La suppression de la prime « technicité agent technique » des bulletins de solde fait grand bruit dans le milieu médical, au ministère de la Santé publique et au sein de l’opinion publique. Celle-ci (Le Minsanté y compris), soutient en partie qu’ayant reçus une « prime indue » de 2400 Fcfa depuis 18 ans, les médecins devraient rembourser le trop perçu à l’Etat camerounais.
« En principe, ces personnels devraient être mis en débet pour avoir perçu quelque chose qui ne leur revenait plus », indique dans les colonnes du quotidien gouvernemental Cameroon Tribune, Emile Ella Ngbwa, directeur des ressources humaines au Minsanté. Et, « Nous nous attendions d’ailleurs à ce que les gens nous invitent à un plaidoyer de tolérance administrative auprès du comité plutôt que de nous dire que nous avons ponctionné leurs revenus », s’insurge le DRH Minsanté.
Riposte médicale
Les médecins eux, ne décolèrent pas après la suppression de cette prime querellée (pour donner lieu à trois autres primes d’un montant de 40 000 Fcfa) et la mise en circulation hier, de la correspondance du 23 juillet du ministre de la Santé publique (Minsanté). Dans celle-ci, Manaouda Malachie demande au ministre des Finances de « bien vouloir supprimer la prime de technicité agent technique (…) conformément aux dispositions du décret N°2002/042 du 04 février, fixant les modalités d’attribution et le montant des primes allouées aux fonctionnaires des corps de la Santé publique ».

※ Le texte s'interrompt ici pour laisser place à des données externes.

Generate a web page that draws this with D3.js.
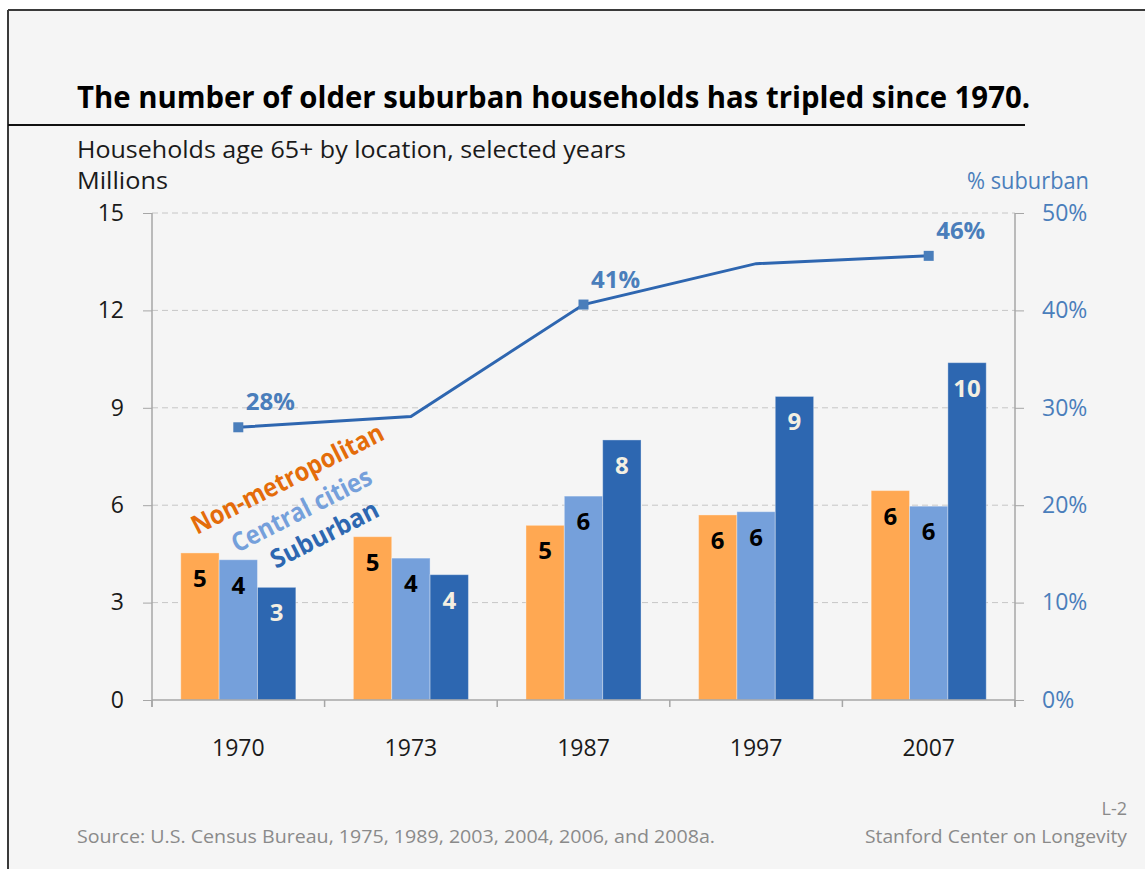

Seulement, « Ce ne sont pas ces pauvres médecins qui ont trafiqués le système informatique du service de la solde pour avoir une « prime indue ». Ils en sont aussi des victimes », argue le Dr Roger Etoa. Un avis que partage Albert Ze, économiste de la Santé. « Même s’il y a erreur, ce n’est pas le personnel de santé qui doit payer. Ce n’est pas lui qui avait introduit cette prime», soutient ce dernier. Pour le syndicaliste Sylvain Nga Onana, « Ce doublon aurait du être renommé ou transformé en une autre prime».
De plus, « En droit du travail, les acquis sociaux obtenus par les travailleurs ne peuvent être annulés ou retirés sans dialogue, sans concertation, sans préavis », argumente le Dr Etoa par ailleurs médecin du travail. Aux yeux de ce dernier et de ses confrères, le moment choisit « pour nous ponctionner nos salaires », celui de la crise du coronavirus qui a déjà emporté 17 des leurs (tandis que 763 sont infectés), est inopportun.
Raison de la mobilisation
L’absence de communication et la manière de ce prélèvement «Sans aucune explication préalable » en rajoutent à cette colère. « Ce qui est choquant c’est la manière avec laquelle cette opération a été menée. Aucune communication à ce propos. Le timing de cette décision a été une fois de plus mal choisit », s’indigne un médecin sous anonymat. En effet, « Le timing est mauvais, la procédure mauvaise et l’action est un mépris », tranche le Dr Albert Ze.
Selon les médecins, « Cette soustraction semble incongrue ». Surtout au moment où « partout ailleurs, des professionnels de santé sont acclamés avec revalorisation du salaire ». En effet, « En plein Covid-19, les personnels de santé attendent l’amélioration de leurs conditions de travail par le relèvement des salaires et primes pour un travail décent », relève Sylvain Nga Onana, Président de CAP/Santé. En tout cas, depuis le 27 juillet donc, une pétition a été mise en ligne par « Le Collectif des médecins indignés ». Elle a déjà recueilli plus de 1500 signatures. « Cette pétition, je ne l’ai pas signé pour 2400F. Je l’ai fait pour voir un jour une amélioration salariale du personnel médical et plus loin encore, le respect de tous les textes portant répartition des quotes part et des primes dans les formations sanitaires », explique un autre médecin.
Responsabilités partagées
« Le discours actuel est un discours d’apaisement parce que nous sommes dans une phase technique. Nous verrons comment arrondir les angles. Il ne s’agit pas d’accuser qui que ce soit, parce que les responsabilités sont partagées », se veut conciliant le DRH du Minsanté. A en croire ce dernier, « Le véritable perdant en principe c’est le ministère de la Santé ». En tout cas, « Ce doublon aurait dû être renommé ou transformé en une autre prime », soutient Sylvain Nga Onana. Pour l’heure, « Le Collectif des médecins indignés » poursuit sa concertation pour une meilleure prise en compte de leur pétition.